__Exercise instructions__:
List every line below containing "that".

__Entries with chart source code__:
§

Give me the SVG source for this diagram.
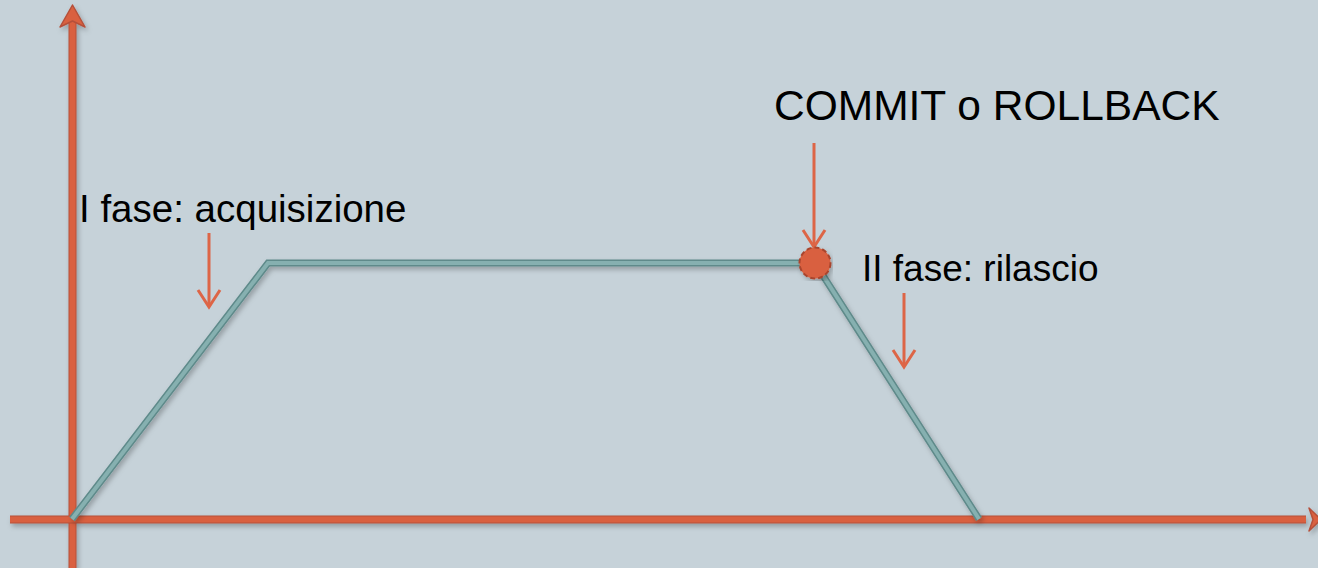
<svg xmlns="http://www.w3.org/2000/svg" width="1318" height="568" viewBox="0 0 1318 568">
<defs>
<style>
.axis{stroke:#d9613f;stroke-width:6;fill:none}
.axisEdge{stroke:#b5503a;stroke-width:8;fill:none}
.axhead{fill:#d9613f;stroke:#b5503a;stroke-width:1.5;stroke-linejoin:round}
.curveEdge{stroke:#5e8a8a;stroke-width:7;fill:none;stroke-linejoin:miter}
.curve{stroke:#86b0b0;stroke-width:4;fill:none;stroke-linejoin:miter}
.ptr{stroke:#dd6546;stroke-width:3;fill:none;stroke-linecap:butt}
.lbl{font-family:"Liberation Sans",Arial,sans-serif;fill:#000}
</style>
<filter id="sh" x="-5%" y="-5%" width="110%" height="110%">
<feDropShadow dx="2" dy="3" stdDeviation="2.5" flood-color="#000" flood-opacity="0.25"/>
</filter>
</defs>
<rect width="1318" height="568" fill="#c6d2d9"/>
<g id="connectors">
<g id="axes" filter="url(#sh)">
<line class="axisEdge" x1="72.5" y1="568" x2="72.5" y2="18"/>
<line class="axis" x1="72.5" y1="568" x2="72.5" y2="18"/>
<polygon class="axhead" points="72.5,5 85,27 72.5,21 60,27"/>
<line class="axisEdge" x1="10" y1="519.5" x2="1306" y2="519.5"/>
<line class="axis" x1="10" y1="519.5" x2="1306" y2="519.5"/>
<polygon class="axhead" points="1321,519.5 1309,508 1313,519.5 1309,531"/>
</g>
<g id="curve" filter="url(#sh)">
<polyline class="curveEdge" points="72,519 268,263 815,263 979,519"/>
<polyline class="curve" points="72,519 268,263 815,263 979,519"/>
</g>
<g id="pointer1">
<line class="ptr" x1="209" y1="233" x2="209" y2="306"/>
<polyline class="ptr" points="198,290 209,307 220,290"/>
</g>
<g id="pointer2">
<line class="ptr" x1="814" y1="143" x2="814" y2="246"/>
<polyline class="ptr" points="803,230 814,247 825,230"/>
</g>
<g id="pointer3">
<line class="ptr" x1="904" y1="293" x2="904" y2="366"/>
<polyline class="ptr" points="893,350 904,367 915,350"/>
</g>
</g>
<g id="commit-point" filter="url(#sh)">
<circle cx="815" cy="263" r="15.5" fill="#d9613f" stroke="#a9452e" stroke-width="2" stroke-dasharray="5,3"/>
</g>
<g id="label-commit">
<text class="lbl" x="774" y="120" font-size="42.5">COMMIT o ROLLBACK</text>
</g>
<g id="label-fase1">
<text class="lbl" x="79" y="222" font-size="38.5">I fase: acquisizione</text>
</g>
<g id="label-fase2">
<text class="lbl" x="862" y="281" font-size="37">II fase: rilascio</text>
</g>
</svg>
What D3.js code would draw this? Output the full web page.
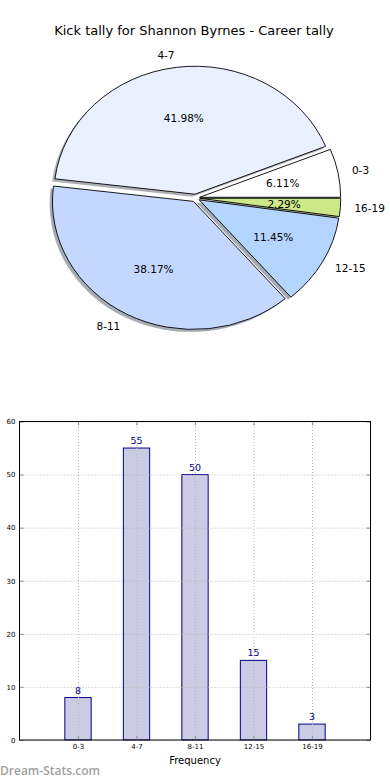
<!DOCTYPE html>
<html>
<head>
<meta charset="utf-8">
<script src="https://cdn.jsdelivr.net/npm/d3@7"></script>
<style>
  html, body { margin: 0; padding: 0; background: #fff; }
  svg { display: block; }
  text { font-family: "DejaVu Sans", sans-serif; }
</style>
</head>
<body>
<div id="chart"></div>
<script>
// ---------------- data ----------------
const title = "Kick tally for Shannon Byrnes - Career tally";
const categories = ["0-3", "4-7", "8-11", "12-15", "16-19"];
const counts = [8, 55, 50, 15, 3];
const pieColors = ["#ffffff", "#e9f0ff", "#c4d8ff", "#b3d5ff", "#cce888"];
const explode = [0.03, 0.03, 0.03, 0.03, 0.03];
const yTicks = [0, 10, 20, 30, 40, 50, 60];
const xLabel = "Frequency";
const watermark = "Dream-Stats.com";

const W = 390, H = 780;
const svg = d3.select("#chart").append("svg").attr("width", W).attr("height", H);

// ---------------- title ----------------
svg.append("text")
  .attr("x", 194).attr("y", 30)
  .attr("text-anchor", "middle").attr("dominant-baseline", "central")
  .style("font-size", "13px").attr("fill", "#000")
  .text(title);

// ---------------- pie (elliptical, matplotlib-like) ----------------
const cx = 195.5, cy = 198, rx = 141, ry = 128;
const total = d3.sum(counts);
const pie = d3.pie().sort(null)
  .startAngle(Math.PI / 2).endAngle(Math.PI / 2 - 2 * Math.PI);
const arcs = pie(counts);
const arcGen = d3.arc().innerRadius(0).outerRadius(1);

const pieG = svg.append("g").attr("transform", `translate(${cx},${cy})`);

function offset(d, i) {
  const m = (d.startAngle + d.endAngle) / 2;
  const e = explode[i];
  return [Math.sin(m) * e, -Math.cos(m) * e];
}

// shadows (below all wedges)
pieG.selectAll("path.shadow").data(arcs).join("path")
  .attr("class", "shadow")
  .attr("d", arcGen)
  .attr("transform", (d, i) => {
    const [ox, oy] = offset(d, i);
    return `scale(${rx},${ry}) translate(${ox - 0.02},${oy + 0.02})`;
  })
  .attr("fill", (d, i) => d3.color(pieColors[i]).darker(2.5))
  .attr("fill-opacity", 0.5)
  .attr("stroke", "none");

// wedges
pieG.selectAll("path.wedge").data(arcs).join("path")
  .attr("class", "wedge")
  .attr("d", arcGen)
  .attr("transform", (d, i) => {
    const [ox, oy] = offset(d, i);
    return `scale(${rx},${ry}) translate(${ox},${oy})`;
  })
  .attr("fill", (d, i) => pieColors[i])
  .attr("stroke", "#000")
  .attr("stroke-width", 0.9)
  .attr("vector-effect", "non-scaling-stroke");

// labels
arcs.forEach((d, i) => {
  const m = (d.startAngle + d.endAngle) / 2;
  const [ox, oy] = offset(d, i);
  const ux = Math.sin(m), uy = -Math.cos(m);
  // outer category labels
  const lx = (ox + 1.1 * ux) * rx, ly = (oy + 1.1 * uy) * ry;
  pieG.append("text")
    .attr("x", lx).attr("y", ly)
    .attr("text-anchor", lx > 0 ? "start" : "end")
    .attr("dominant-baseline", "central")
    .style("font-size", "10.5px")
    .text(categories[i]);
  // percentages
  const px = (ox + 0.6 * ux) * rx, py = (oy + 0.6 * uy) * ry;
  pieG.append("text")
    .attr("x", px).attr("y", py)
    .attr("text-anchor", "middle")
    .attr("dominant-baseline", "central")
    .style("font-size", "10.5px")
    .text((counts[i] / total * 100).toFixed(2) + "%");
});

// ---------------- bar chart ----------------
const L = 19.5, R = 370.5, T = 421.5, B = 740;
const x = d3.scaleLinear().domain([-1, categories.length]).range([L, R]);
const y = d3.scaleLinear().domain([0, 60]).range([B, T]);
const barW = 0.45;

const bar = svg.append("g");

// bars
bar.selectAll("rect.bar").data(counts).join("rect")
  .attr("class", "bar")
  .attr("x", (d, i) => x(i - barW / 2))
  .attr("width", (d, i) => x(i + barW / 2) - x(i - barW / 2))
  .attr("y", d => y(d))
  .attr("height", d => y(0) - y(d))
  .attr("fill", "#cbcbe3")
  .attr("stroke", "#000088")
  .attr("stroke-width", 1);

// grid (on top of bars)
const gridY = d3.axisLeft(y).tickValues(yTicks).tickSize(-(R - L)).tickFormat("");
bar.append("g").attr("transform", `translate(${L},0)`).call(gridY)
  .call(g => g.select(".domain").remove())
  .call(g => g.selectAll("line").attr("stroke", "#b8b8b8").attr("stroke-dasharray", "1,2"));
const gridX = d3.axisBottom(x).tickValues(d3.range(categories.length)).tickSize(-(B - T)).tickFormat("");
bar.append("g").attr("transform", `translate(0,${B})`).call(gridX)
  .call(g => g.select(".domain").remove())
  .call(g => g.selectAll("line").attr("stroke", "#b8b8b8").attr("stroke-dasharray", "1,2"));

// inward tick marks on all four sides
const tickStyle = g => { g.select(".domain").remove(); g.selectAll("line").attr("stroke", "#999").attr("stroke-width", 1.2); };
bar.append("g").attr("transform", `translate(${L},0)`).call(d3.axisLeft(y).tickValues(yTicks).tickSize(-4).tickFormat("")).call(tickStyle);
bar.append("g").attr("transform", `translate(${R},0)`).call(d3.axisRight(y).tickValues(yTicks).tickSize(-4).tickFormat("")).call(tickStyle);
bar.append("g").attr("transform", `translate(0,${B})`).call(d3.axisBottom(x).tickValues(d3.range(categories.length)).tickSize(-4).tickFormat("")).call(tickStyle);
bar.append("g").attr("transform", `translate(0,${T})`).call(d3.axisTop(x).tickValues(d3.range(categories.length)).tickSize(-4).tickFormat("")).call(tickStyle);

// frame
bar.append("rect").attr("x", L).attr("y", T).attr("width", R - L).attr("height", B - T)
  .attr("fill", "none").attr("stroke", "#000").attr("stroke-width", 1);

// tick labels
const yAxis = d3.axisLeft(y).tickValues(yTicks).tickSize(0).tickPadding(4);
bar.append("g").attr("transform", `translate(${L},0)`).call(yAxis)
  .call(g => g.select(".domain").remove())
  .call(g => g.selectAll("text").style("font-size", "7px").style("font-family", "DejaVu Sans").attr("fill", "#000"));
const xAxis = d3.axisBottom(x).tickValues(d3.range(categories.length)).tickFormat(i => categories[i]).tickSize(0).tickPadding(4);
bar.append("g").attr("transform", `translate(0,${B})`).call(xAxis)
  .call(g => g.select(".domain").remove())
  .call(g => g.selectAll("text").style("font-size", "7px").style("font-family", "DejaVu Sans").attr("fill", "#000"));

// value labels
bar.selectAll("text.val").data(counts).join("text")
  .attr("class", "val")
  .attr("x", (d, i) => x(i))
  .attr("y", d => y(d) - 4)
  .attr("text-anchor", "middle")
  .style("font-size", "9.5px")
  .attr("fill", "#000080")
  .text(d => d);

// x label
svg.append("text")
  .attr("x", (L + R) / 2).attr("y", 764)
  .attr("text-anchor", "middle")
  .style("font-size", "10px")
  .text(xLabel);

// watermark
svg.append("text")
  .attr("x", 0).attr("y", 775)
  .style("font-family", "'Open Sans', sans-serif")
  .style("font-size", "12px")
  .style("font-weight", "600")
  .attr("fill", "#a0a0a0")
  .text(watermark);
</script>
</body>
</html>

§

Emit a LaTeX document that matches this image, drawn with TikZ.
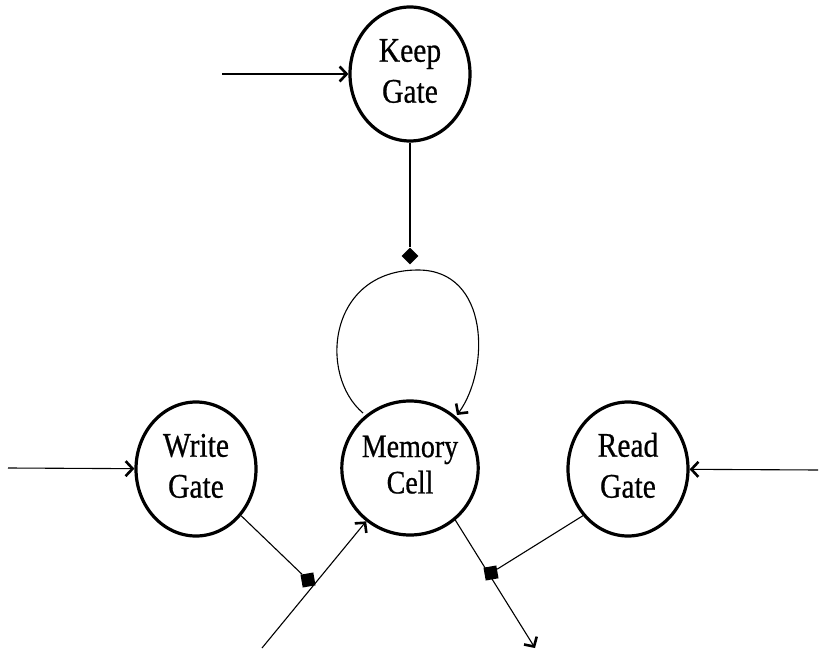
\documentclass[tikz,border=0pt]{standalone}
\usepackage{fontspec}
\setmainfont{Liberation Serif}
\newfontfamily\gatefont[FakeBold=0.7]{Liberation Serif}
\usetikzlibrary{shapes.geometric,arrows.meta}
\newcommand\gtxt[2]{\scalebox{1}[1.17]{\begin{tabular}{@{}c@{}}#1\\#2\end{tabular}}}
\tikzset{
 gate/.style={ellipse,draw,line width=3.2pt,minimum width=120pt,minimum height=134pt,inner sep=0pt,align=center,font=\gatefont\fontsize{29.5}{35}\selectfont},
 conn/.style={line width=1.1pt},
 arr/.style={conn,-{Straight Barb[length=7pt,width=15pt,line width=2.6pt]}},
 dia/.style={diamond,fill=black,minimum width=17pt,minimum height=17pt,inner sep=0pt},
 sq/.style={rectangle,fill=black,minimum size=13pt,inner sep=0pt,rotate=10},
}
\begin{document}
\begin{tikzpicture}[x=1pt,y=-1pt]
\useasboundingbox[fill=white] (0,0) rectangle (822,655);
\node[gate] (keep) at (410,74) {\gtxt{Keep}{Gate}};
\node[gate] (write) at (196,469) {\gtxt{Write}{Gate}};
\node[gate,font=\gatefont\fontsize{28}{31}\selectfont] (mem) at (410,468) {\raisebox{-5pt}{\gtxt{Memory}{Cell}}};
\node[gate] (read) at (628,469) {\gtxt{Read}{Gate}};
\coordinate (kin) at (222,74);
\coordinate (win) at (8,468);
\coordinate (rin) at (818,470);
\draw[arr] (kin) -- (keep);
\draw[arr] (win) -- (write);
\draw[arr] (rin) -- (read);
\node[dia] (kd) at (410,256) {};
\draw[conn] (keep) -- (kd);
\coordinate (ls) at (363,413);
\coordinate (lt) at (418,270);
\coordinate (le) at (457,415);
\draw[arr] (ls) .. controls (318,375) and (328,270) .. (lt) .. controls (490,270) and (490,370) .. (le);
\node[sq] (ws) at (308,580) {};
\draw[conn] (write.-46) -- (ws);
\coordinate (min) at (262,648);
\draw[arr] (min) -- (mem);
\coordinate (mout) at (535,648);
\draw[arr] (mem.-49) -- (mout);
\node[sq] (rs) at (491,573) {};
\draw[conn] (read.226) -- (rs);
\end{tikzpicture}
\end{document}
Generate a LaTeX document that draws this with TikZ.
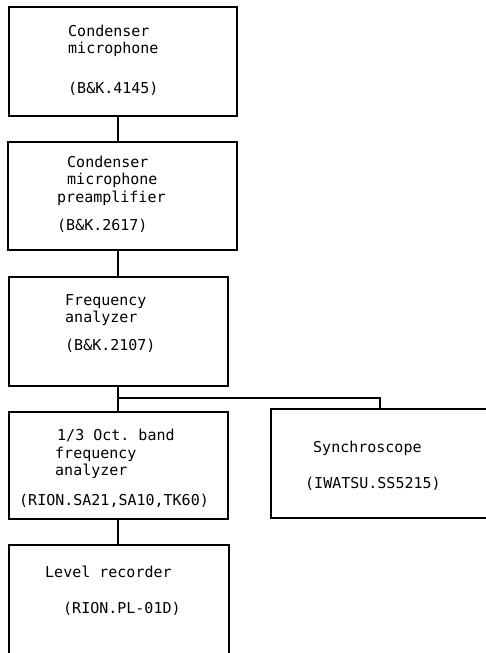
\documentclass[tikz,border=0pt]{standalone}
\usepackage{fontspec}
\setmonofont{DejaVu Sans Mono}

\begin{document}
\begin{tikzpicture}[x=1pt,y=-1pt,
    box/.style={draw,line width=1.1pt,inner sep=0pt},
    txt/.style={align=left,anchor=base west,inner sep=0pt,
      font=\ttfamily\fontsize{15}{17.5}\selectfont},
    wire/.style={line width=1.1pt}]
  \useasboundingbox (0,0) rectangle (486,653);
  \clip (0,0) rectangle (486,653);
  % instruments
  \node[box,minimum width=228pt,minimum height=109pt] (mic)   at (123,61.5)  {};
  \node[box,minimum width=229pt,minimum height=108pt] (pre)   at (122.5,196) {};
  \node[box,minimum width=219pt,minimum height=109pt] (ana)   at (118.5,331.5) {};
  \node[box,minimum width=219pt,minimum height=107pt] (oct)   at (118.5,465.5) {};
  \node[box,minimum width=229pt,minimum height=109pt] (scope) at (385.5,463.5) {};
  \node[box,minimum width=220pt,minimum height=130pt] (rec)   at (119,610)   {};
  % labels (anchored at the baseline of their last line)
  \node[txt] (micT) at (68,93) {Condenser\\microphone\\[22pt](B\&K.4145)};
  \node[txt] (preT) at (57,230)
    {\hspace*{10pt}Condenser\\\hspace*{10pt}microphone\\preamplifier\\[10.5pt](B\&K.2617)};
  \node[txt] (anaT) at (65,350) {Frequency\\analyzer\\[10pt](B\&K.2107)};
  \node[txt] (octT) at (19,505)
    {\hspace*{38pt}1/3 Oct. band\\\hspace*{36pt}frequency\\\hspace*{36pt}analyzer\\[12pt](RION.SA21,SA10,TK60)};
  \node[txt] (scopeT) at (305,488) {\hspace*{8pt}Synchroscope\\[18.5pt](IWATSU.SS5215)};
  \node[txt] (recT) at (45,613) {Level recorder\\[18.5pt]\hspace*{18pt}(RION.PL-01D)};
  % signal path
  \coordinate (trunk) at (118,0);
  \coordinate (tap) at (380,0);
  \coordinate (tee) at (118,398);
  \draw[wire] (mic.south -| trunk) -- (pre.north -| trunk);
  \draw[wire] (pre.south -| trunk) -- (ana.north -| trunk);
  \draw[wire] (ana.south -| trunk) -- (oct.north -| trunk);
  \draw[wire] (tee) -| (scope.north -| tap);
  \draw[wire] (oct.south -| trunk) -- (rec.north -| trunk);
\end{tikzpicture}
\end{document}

§

__Output for this task__:
Emit a LaTeX document that matches this image, drawn with TikZ.
Generate a LaTeX document that draws this with TikZ.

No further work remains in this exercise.